━━━ SUPPLIED MATERIAL ━━━
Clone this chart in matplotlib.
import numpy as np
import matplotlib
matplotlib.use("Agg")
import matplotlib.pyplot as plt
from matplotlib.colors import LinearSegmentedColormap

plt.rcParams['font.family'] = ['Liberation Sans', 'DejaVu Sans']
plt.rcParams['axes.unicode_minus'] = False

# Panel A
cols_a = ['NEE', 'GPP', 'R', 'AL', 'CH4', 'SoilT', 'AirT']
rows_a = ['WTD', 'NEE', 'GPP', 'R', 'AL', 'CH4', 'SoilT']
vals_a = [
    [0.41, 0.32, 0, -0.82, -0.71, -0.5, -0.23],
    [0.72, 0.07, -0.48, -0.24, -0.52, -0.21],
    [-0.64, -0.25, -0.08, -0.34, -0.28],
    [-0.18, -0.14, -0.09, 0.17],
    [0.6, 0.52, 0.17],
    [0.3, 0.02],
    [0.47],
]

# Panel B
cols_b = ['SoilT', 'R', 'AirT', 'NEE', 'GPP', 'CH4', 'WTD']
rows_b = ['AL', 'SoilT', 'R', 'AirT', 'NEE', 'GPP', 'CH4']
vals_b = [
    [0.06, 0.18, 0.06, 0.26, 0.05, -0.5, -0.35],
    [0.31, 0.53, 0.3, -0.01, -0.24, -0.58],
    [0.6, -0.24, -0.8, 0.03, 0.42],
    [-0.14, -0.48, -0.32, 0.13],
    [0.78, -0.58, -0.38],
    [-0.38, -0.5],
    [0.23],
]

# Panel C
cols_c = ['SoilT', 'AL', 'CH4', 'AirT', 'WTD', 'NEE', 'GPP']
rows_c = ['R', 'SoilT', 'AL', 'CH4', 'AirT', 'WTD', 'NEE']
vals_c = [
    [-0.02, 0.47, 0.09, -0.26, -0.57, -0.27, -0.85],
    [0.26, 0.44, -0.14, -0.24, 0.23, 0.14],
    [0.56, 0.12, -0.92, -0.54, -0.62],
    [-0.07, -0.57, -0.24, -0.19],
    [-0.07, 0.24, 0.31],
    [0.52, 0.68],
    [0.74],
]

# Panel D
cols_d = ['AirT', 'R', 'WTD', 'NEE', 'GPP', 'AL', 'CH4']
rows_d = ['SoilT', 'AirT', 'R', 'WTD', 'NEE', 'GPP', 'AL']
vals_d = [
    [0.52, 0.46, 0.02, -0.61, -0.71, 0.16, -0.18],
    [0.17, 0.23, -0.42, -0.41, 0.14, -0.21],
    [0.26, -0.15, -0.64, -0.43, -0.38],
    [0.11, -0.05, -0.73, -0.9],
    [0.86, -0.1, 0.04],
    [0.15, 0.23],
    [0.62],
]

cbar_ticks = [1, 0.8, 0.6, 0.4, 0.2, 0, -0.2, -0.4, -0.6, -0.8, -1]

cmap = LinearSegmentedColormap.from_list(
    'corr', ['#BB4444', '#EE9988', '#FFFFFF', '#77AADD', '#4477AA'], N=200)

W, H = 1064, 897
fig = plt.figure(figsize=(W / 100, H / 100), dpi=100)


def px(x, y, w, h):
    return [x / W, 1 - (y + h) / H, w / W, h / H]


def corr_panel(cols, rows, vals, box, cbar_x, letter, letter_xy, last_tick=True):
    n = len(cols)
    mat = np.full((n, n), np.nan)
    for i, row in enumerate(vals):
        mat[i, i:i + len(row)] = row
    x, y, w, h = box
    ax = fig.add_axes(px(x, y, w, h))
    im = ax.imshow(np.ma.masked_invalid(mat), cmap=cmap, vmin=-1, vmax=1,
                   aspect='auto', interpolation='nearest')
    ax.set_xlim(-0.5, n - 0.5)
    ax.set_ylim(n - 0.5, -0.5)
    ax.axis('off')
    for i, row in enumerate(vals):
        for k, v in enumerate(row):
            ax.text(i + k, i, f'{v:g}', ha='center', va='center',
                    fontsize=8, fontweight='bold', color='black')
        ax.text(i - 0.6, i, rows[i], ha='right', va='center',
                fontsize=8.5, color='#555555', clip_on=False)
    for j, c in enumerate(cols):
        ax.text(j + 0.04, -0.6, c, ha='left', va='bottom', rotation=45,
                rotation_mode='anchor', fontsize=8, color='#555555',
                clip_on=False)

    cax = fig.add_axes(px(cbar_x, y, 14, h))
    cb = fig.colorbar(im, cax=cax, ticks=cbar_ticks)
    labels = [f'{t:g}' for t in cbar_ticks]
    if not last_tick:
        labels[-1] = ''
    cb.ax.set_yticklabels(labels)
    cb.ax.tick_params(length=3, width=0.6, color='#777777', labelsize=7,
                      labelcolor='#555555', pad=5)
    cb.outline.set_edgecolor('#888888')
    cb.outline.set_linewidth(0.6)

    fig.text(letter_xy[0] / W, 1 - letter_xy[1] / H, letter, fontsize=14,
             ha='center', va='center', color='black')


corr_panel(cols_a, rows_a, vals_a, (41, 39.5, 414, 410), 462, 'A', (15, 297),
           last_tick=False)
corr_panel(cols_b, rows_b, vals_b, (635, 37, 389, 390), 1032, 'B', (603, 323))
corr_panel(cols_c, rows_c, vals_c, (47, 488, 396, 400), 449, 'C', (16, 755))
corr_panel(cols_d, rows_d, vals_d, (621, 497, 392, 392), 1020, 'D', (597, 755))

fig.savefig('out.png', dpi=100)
━━━
━━━ SUPPLIED MATERIAL ━━━
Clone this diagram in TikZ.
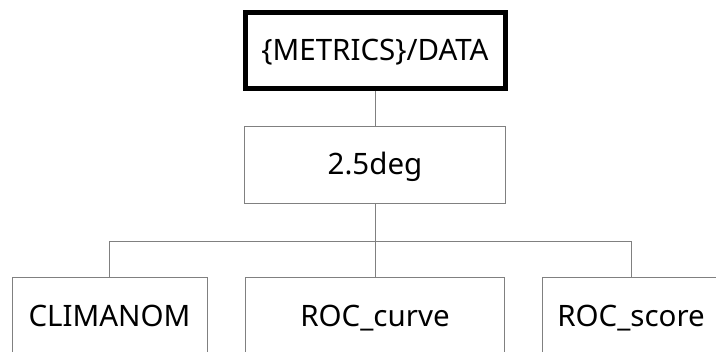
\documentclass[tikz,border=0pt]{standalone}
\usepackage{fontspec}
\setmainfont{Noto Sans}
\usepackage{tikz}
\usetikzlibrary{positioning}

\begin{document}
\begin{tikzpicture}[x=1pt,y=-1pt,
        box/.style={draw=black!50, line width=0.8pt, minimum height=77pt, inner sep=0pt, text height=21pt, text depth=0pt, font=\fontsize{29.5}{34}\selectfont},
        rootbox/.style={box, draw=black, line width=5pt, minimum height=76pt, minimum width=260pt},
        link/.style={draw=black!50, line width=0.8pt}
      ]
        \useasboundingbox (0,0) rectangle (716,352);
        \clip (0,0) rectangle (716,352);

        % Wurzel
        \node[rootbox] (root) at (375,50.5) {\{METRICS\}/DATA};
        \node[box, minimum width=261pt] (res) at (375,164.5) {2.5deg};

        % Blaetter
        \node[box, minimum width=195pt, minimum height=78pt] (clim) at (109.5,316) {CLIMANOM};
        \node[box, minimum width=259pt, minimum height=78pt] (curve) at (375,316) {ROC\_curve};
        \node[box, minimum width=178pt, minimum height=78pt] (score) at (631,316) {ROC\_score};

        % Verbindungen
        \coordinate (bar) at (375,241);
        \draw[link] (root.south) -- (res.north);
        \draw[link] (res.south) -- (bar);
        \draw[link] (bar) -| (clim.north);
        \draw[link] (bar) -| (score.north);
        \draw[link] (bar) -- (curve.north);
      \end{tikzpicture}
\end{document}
━━━
Repeat, unchanged, every line from the one that contains "Clone this chart in matplotlib." to the one that contains "plt.rcParams['axes.unicode_minus'] = False", including both, and no other line.

THE REPLY >>
Clone this chart in matplotlib.
import numpy as np
import matplotlib
matplotlib.use("Agg")
import matplotlib.pyplot as plt
from matplotlib.colors import LinearSegmentedColormap

plt.rcParams['font.family'] = ['Liberation Sans', 'DejaVu Sans']
plt.rcParams['axes.unicode_minus'] = False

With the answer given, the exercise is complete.